The Court of First Instance nº 37 of Barcelona has rejected the case brought by Prisa by which it sought to overturn a ruling made by the Supreme Court in January 2015, which stated that the model of football rights exploitation used by Prisa breached fair competition rules. Mediapro said the Barcelona court has also ruled that Prisa must pay the agency’s costs in the case.
In the lawsuit, Prisa was suing Mediapro for €85m ($96.8m) in compensation for the rights exploited by Mediapro for several clubs during the 2007-08 and 2008-09 seasons. The ruling, handed down by the presiding judge of the court stated that “the party (Prisa) cannot expect to be compensated for alleged profits they did not receive when these profits are claimed on the basis of a de facto situation that, had the rules of fair competition been respected, would not have come about”.
Mediapro said in a statement: “The Mediapro Group is pleased that, once again, the Spanish justice system has thwarted Prisa’s attempts to circumvent the significant Supreme Court ruling demanding compensation and damages without any legal basis.
“Prisa seems to ignore the scope of this judgment when it attempts to claim compensation for a model that the highest judicial authority in Spain has declared totally void. For Mediapro, Prisa’s insistence on maintaining this legal challenge alive is incomprehensible, especially after previous rulings clearly established that ‘the real possibility of filing a new case for compensation on these same grounds is null and void’ (Barcelona Provincial Court).”
Mediapro and Prisa have long been at odds over LaLiga rights. In February 2015, Mediapro won an appeal in the Spanish Supreme Court against an earlier ruling that the agency had breached contracts relating to rights for LaLiga.
Five judges found unanimously in favour of Mediapro in the appeal filed against a sentence handed down by Madrid’s provincial appeal court in relation to the contracts, signed in July 2006. The saga dates back to August 2007 when Prisa accused Mediapro of contractual breach and cut the television signal for football matches due to be shown to Mediapro's customers.

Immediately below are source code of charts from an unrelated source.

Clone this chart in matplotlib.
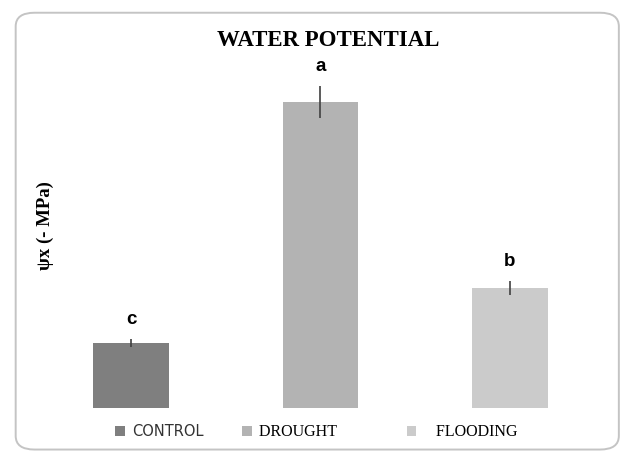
import matplotlib
matplotlib.use("Agg")
import matplotlib.pyplot as plt
from matplotlib.patches import FancyBboxPatch

treatments = ["CONTROL", "DROUGHT", "FLOODING"]
values = [65, 306, 120]
errors = [4, 16, 7]
letters = ["c", "a", "b"]
colors = ["#7f7f7f", "#b3b3b3", "#cbcbcb"]

fig = plt.figure(figsize=(6.27, 4.55), dpi=100)
fig.patch.set_facecolor("white")

# rounded frame around the chart
frame = FancyBboxPatch((0.025, 0.012), 0.962, 0.96, boxstyle="round,pad=0,rounding_size=0.03",
                       transform=fig.transFigure, facecolor="none", edgecolor="#c4c4c4",
                       lw=1.4, zorder=-1)
fig.patches.append(frame)

ax = fig.add_axes([0.1333, 0.1033, 0.7555, 0.7473])
x = list(range(len(treatments)))
bars = ax.bar(x, values, width=0.4, color=colors, yerr=errors,
              error_kw=dict(ecolor="#404040", elinewidth=1.2, capsize=0))
for xi, v, e, lab in zip(x, values, errors, letters):
    ax.text(xi, v + e + 11, lab, ha="center", va="bottom", fontsize=13.5,
            fontweight="bold", family="Liberation Sans")

ax.set_xlim(-0.25, 2.25)
ax.set_ylim(0, 340)
ax.set_xticks([])
ax.set_yticks([])
for s in ax.spines.values():
    s.set_visible(False)
ax.patch.set_alpha(0)

fig.text(0.524, 0.912, "WATER POTENTIAL", ha="center", va="center", fontsize=16.5,
         fontweight="bold", family="Liberation Serif")
fig.text(0.072, 0.505, "ψx (- MPa)", ha="center", va="center", rotation=90,
         fontsize=13.5, fontweight="bold", family="Liberation Serif")

leg = fig.legend(bars, ["CONTROL", "DROUGHT        ", "   FLOODING"], loc="center left",
                 bbox_to_anchor=(0.184, 0.05), ncol=3, frameon=False, borderaxespad=0,
                 borderpad=0, handlelength=0.6, handleheight=0.6, handletextpad=0.45,
                 columnspacing=2.4, fontsize=11.5)
texts = leg.get_texts()
texts[0].set_family("DejaVu Sans")
texts[0].set_fontsize(10.5)
texts[0].set_color("#333333")
texts[1].set_family("Liberation Serif")
texts[2].set_family("Liberation Serif")

fig.savefig("out.png", dpi=100)
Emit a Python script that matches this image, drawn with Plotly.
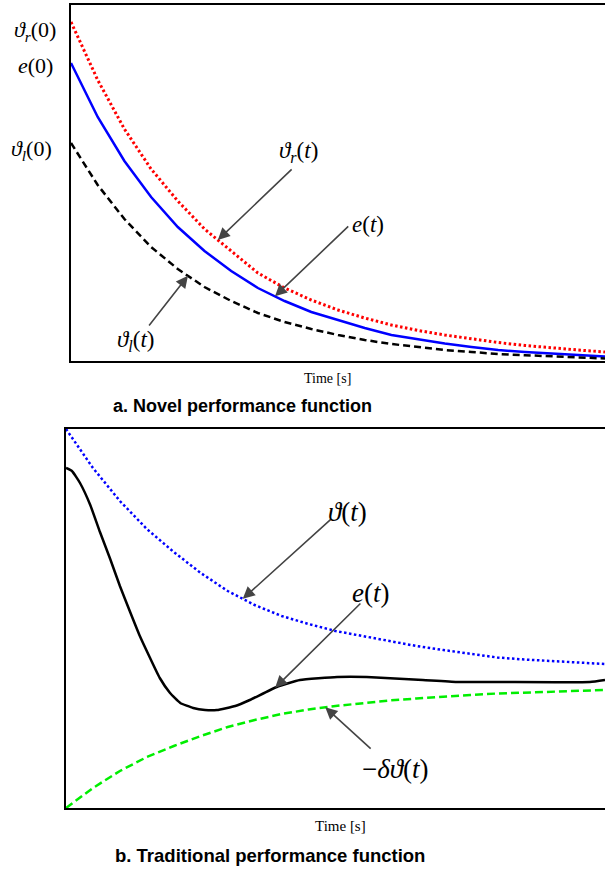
import numpy as np
import plotly.graph_objects as go

# ---------------- data ----------------
# panel a (novel performance function)
t_a = [0, 0.5, 1, 1.5, 2, 2.5, 3, 3.5, 4, 4.5, 5, 5.5, 6, 6.5, 7, 7.5, 8, 8.5, 9, 9.5, 10]
theta_r = [339, 281, 232, 192, 160, 132, 110, 88, 73, 61, 51, 43, 36, 30.5, 26, 22, 18.5, 15.5, 13, 11, 9]
e_a = [298, 244, 200, 164, 134, 110, 90, 73, 60, 49, 41, 33, 26, 21.5, 17.5, 14, 11, 9, 7.5, 6, 4.5]
theta_l = [218, 176, 142, 114, 92, 74, 60, 48, 39, 32, 26, 21, 17, 14, 11, 9, 7, 5.8, 4.8, 3.5, 2.5]

# panel b (traditional performance function)
t_b = [0, 0.5, 1, 1.5, 2, 2.5, 3, 3.5, 4, 4.5, 5, 5.5, 6, 6.5, 7, 7.5, 8, 8.5, 9, 9.5, 10]
theta_b = [379, 340, 307, 279, 256, 235, 217, 203, 192, 184, 177, 172, 167, 162, 158, 154, 150.5, 148.5, 147, 145.5, 144]
neg_dtheta = [0, 20, 37, 51, 62, 72, 81, 88, 94, 98.5, 102, 105, 107.5, 109.5, 111.5, 113, 114.5, 115.5, 116.5, 117.5, 118]
t_e_b = [0, 0.11, 0.26, 0.45, 0.63, 0.82, 1.00, 1.19, 1.37, 1.56, 1.74, 1.93, 2.12, 2.36, 2.58,
         2.80, 3.14, 3.41, 3.91, 4.34, 5.03, 5.58, 6.62, 7.25, 8.05, 9.72, 10]
e_b = [340, 337, 325, 303, 276, 249, 222, 196, 172, 150, 130, 115, 105, 100, 98,
       98, 102, 108, 121, 128, 131, 131, 128, 126, 126, 126, 128]

W, H = 605, 869
SERIF = "Liberation Serif, Times New Roman, DejaVu Serif, serif"
SANS = "Liberation Sans, Arial, Helvetica, sans-serif"


def px(x, y):
    return x / W, 1 - y / H


fig = go.Figure()

# panel a traces
fig.add_trace(go.Scatter(x=t_a, y=theta_r, mode="lines", xaxis="x", yaxis="y",
                         line=dict(color="#ff0000", width=3, dash="2.5px,2.5px")))
fig.add_trace(go.Scatter(x=t_a, y=e_a, mode="lines", xaxis="x", yaxis="y",
                         line=dict(color="#0000ff", width=2.5)))
fig.add_trace(go.Scatter(x=t_a, y=theta_l, mode="lines", xaxis="x", yaxis="y",
                         line=dict(color="#000000", width=2.5, dash="7px,4px")))

# panel b traces
fig.add_trace(go.Scatter(x=t_b, y=theta_b, mode="lines", xaxis="x2", yaxis="y2",
                         line=dict(color="#0000ff", width=2.5, dash="2.5px,2.5px")))
fig.add_trace(go.Scatter(x=t_e_b, y=e_b, mode="lines", xaxis="x2", yaxis="y2",
                         line=dict(color="#000000", width=2.5, shape="spline", smoothing=0.4)))
fig.add_trace(go.Scatter(x=t_b, y=neg_dtheta, mode="lines", xaxis="x2", yaxis="y2",
                         line=dict(color="#00ee00", width=2.5, dash="8px,4px")))

ann = []


def arrow(xref, yref, t_head, xs, ys, t_tail, h_tail):
    ann.append(dict(x=t_head, y=float(np.interp(t_head, xs, ys)), xref=xref, yref=yref,
                    ax=t_tail, ay=h_tail, axref=xref, ayref=yref, text="", showarrow=True,
                    arrowhead=2, arrowsize=1.5, arrowwidth=1.6, arrowcolor="#444444"))


def label(x, y, text, size):
    xx, yy = px(x, y)
    ann.append(dict(x=xx, y=yy, xref="paper", yref="paper", text=text, showarrow=False,
                    xanchor="center", yanchor="middle",
                    font=dict(family=SERIF, size=size, color="black")))


# panel a arrows
arrow("x", "y", 2.75, t_a, theta_r, 4.16, 193)
arrow("x", "y", 3.82, t_a, e_a, 5.22, 136)
arrow("x", "y", 2.19, t_a, theta_l, 1.44, 34)
# panel b arrows
arrow("x2", "y2", 3.28, t_b, theta_b, 4.94, 290)
arrow("x2", "y2", 3.88, t_e_b, e_b, 5.49, 206)
arrow("x2", "y2", 4.81, t_b, neg_dtheta, 5.68, 58)

# math labels panel a
label(35, 31, "<i>ϑ</i><sub><i>r</i></sub>(0)", 22)
label(35, 66, "<i>e</i>(0)", 22)
label(31, 150, "<i>ϑ</i><sub><i>l</i></sub>(0)", 22)
label(298, 152, "<i>ϑ</i><sub><i>r</i></sub>(<i>t</i>)", 23)
label(368, 225, "<i>e</i>(<i>t</i>)", 23)
label(136, 341, "<i>ϑ</i><sub><i>l</i></sub>(<i>t</i>)", 23)
# math labels panel b
label(347, 512, "<i>ϑ</i>(<i>t</i>)", 27)
label(371, 593, "<i>e</i>(<i>t</i>)", 27)
label(395, 769, "−<i>δϑ</i>(<i>t</i>)", 27)

# axis titles
label(327, 378, "Time [s]", 14)
label(340, 826, "Time [s]", 15)

# panel captions
for (x, y, txt, s) in [(242, 406, "<b>a. Novel performance function</b>", 18),
                       (270, 855, "<b>b. Traditional performance function</b>", 18.5)]:
    xx, yy = px(x, y)
    ann.append(dict(x=xx, y=yy, xref="paper", yref="paper", text=txt, showarrow=False,
                    xanchor="center", yanchor="middle",
                    font=dict(family=SANS, size=s, color="black")))

axis_common = dict(showticklabels=False, ticks="", showgrid=False, zeroline=False,
                   showline=True, linecolor="black", linewidth=2)

fig.update_layout(
    width=W, height=H, margin=dict(l=0, r=0, t=0, b=0),
    paper_bgcolor="white", plot_bgcolor="white", showlegend=False,
    xaxis=dict(domain=[71 / W, 1], range=[0, 10], anchor="y", mirror=True, **axis_common),
    yaxis=dict(domain=[1 - 361 / H, 1 - 5 / H], range=[0, 356], anchor="x", **axis_common),
    xaxis2=dict(domain=[66 / W, 1], range=[0, 10], anchor="y2", mirror=True, **axis_common),
    yaxis2=dict(domain=[1 - 808 / H, 1 - 429 / H], range=[0, 379], anchor="x2", **axis_common),
    annotations=ann,
)

fig.write_html("out.html")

The court found that the contracts Mediapro had been accused of breaching were “null and void”. Prisa had been seeking more than €320m from Mediapro, but following the ruling, the latter was ordered to pay €32m – the amount resulting from a settlement between the two companies covering the 2006-07 season. The €32m total was already owed by Mediapro prior to Prisa cutting the television signals for the matches.